[Dataset records]

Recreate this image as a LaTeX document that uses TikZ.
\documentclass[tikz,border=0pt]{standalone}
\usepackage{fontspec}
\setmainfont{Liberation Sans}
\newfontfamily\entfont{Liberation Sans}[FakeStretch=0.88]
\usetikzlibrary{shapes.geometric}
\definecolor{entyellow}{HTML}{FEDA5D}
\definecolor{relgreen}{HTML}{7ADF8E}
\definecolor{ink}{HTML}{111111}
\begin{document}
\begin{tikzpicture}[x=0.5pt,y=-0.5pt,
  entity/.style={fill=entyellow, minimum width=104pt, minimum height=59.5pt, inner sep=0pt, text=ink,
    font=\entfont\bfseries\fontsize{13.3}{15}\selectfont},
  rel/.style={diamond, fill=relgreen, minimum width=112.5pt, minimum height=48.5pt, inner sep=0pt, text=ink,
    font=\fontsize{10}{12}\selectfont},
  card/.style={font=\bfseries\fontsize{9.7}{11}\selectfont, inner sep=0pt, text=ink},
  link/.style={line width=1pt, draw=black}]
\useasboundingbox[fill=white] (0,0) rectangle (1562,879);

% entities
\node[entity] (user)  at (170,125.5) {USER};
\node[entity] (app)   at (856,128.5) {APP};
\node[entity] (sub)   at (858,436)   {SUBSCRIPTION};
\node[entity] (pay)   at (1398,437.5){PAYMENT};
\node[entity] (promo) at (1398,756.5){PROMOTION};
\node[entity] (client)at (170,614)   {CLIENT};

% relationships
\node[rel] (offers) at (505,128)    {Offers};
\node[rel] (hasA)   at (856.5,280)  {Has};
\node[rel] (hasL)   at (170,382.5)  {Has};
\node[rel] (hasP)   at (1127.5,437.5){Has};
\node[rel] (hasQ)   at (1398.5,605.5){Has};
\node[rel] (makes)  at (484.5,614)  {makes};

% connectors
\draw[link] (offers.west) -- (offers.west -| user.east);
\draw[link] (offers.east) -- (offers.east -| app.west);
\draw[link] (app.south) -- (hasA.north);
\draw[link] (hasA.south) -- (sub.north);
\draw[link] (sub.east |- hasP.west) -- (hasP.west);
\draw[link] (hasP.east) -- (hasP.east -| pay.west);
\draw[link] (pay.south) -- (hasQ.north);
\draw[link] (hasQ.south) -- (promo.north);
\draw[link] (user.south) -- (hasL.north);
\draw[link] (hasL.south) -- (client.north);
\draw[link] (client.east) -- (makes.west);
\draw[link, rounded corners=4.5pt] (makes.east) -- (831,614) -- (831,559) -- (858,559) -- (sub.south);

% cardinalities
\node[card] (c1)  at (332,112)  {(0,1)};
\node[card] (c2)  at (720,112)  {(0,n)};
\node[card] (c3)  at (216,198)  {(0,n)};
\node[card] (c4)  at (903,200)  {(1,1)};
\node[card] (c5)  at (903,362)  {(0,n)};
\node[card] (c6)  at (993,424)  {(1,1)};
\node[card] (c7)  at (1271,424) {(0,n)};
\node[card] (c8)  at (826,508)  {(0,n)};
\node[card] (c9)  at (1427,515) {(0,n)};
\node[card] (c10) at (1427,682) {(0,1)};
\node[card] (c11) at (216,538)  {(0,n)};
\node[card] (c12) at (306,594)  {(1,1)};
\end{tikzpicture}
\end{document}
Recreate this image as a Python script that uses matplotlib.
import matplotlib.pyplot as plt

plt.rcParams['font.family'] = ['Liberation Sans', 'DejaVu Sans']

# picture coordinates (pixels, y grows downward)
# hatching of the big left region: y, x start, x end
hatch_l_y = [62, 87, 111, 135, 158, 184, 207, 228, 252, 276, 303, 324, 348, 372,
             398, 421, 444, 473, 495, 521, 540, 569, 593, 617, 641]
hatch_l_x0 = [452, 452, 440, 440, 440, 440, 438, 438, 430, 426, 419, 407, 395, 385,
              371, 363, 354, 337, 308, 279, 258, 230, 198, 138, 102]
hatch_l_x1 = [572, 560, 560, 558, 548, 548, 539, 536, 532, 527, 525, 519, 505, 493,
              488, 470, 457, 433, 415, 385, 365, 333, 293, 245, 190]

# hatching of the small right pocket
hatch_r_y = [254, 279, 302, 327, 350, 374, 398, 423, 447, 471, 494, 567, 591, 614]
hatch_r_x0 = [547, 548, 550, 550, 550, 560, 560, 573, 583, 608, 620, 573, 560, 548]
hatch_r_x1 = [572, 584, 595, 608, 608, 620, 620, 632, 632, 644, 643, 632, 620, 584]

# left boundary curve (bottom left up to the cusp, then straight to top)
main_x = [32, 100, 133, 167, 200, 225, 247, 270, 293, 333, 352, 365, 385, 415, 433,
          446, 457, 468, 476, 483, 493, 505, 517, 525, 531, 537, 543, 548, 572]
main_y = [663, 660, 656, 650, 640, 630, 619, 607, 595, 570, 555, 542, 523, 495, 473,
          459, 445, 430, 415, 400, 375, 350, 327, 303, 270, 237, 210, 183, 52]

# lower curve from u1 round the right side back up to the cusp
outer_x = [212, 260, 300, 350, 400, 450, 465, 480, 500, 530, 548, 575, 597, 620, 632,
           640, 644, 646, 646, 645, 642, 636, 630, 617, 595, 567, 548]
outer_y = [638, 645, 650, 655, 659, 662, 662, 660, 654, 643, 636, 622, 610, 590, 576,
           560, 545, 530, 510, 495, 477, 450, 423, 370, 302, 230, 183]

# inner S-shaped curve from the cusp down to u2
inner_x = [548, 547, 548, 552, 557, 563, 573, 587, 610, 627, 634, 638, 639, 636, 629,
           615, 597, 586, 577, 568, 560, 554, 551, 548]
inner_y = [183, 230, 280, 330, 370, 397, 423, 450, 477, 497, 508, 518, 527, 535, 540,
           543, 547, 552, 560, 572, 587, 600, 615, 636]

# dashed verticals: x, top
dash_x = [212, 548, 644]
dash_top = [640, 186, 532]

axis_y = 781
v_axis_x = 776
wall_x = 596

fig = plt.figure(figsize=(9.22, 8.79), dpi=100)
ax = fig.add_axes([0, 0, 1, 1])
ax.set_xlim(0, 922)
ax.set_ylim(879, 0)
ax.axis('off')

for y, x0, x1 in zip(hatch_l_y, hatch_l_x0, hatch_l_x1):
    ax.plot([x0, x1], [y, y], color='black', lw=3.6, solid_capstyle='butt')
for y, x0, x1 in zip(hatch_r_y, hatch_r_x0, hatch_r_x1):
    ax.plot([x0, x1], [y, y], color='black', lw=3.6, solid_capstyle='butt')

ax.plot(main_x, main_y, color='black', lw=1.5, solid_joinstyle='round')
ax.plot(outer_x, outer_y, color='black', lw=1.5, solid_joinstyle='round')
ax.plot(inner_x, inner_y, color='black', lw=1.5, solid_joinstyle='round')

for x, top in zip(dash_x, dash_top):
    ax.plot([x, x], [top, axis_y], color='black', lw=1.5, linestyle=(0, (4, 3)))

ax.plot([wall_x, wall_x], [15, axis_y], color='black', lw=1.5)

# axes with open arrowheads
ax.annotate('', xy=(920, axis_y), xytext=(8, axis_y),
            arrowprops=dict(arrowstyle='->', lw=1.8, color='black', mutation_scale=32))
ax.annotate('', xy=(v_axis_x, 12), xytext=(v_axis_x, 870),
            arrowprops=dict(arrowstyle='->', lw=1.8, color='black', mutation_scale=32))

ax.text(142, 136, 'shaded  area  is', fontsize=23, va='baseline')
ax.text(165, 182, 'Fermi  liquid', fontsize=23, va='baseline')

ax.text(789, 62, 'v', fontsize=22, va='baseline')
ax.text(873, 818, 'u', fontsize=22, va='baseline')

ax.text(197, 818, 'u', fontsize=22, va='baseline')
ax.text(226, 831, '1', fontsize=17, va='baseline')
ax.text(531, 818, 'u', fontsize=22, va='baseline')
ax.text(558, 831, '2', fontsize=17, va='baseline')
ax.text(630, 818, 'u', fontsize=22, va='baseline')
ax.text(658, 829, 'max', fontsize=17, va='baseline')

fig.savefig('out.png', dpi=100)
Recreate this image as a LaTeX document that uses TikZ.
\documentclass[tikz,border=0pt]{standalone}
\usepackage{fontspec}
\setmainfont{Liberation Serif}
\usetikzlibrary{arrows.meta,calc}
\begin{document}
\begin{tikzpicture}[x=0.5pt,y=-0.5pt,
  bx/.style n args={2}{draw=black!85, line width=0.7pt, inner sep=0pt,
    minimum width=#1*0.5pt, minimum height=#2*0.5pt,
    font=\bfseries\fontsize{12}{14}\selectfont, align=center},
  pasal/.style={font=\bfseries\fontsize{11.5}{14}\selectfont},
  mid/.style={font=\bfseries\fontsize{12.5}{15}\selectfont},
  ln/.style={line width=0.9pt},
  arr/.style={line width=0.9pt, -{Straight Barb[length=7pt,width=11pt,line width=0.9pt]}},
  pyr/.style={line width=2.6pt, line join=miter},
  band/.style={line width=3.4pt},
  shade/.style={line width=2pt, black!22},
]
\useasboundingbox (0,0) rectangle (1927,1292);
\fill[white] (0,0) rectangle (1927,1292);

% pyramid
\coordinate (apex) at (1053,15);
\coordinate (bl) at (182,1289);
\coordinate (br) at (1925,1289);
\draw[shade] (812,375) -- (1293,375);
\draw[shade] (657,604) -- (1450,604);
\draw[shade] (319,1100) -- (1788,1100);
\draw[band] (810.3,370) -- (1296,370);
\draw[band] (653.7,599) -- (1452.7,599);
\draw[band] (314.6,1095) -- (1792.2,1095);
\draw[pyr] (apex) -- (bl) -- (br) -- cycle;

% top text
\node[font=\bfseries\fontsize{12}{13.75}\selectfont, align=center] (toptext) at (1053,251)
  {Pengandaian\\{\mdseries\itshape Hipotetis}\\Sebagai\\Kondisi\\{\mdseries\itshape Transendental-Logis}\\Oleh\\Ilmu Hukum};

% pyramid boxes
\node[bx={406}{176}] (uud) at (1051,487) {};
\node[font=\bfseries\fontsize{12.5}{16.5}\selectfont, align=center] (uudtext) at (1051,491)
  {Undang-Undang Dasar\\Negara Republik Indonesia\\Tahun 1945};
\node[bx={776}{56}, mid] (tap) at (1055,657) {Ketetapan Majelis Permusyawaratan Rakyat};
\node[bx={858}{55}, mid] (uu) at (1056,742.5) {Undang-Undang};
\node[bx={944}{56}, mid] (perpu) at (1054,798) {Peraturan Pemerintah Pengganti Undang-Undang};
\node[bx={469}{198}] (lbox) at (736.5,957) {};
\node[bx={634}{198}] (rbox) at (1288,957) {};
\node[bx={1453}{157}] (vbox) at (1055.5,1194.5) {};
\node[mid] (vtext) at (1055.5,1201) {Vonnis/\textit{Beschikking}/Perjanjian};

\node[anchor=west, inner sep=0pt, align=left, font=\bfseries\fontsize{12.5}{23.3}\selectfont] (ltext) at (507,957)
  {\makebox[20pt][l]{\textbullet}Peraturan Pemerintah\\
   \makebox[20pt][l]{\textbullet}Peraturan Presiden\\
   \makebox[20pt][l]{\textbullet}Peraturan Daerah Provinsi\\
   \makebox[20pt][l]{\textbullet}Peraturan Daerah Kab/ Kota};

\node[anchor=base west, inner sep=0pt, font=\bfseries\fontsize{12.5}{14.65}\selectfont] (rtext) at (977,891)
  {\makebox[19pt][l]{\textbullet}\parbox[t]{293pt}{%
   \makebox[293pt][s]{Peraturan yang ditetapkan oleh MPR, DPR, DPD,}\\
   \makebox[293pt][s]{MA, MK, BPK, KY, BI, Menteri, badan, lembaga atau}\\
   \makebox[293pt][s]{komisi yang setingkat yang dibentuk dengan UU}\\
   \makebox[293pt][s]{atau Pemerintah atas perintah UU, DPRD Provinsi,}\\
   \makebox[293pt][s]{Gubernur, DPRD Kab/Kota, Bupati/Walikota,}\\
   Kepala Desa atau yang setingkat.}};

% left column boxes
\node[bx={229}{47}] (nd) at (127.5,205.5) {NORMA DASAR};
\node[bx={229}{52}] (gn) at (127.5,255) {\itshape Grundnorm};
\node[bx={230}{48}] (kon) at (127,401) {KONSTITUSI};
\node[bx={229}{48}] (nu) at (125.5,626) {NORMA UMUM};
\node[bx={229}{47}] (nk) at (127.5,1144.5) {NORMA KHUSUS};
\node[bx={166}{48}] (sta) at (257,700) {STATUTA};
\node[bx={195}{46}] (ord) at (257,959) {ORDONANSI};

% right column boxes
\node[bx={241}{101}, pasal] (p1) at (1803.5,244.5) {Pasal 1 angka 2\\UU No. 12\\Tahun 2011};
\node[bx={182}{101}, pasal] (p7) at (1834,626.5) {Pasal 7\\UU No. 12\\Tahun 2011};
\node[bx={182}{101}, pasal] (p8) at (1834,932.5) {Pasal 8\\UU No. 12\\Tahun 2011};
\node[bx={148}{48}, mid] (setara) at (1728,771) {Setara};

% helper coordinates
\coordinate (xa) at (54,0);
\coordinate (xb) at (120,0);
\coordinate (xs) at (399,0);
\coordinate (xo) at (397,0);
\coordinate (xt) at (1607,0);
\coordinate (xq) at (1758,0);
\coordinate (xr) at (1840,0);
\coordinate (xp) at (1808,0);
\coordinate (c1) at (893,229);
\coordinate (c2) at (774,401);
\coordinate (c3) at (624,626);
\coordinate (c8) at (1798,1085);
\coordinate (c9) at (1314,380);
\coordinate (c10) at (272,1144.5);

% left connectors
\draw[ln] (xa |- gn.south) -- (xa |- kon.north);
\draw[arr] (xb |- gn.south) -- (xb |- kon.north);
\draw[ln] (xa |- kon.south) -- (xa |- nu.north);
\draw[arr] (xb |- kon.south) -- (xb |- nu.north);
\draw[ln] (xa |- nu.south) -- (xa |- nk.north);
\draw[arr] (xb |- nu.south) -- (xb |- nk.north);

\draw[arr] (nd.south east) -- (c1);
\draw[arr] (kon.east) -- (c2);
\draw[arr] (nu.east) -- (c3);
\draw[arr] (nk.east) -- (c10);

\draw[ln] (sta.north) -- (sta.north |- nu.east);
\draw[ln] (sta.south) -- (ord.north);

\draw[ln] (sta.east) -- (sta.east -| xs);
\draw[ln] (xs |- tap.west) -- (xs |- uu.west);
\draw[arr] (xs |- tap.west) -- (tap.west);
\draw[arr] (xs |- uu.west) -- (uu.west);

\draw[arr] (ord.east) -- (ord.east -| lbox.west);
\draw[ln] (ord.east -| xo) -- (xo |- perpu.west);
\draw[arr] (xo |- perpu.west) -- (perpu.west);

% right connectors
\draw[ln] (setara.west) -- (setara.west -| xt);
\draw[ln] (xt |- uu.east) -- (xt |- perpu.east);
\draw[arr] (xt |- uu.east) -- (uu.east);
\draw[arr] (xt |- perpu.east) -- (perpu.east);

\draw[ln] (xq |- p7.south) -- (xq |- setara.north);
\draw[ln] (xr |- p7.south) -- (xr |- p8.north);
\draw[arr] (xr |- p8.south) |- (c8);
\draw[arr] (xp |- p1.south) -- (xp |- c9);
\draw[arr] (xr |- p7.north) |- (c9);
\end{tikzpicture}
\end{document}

## Task goal
From the listing above, output exactly the run of lines that starts with the line containing "Recreate this image as a Python" and ends with the line containing "210, 183, 52]".

## Answer to the problem
Recreate this image as a Python script that uses matplotlib.
import matplotlib.pyplot as plt

plt.rcParams['font.family'] = ['Liberation Sans', 'DejaVu Sans']

# picture coordinates (pixels, y grows downward)
# hatching of the big left region: y, x start, x end
hatch_l_y = [62, 87, 111, 135, 158, 184, 207, 228, 252, 276, 303, 324, 348, 372,
             398, 421, 444, 473, 495, 521, 540, 569, 593, 617, 641]
hatch_l_x0 = [452, 452, 440, 440, 440, 440, 438, 438, 430, 426, 419, 407, 395, 385,
              371, 363, 354, 337, 308, 279, 258, 230, 198, 138, 102]
hatch_l_x1 = [572, 560, 560, 558, 548, 548, 539, 536, 532, 527, 525, 519, 505, 493,
              488, 470, 457, 433, 415, 385, 365, 333, 293, 245, 190]

# hatching of the small right pocket
hatch_r_y = [254, 279, 302, 327, 350, 374, 398, 423, 447, 471, 494, 567, 591, 614]
hatch_r_x0 = [547, 548, 550, 550, 550, 560, 560, 573, 583, 608, 620, 573, 560, 548]
hatch_r_x1 = [572, 584, 595, 608, 608, 620, 620, 632, 632, 644, 643, 632, 620, 584]

# left boundary curve (bottom left up to the cusp, then straight to top)
main_x = [32, 100, 133, 167, 200, 225, 247, 270, 293, 333, 352, 365, 385, 415, 433,
          446, 457, 468, 476, 483, 493, 505, 517, 525, 531, 537, 543, 548, 572]
main_y = [663, 660, 656, 650, 640, 630, 619, 607, 595, 570, 555, 542, 523, 495, 473,
          459, 445, 430, 415, 400, 375, 350, 327, 303, 270, 237, 210, 183, 52]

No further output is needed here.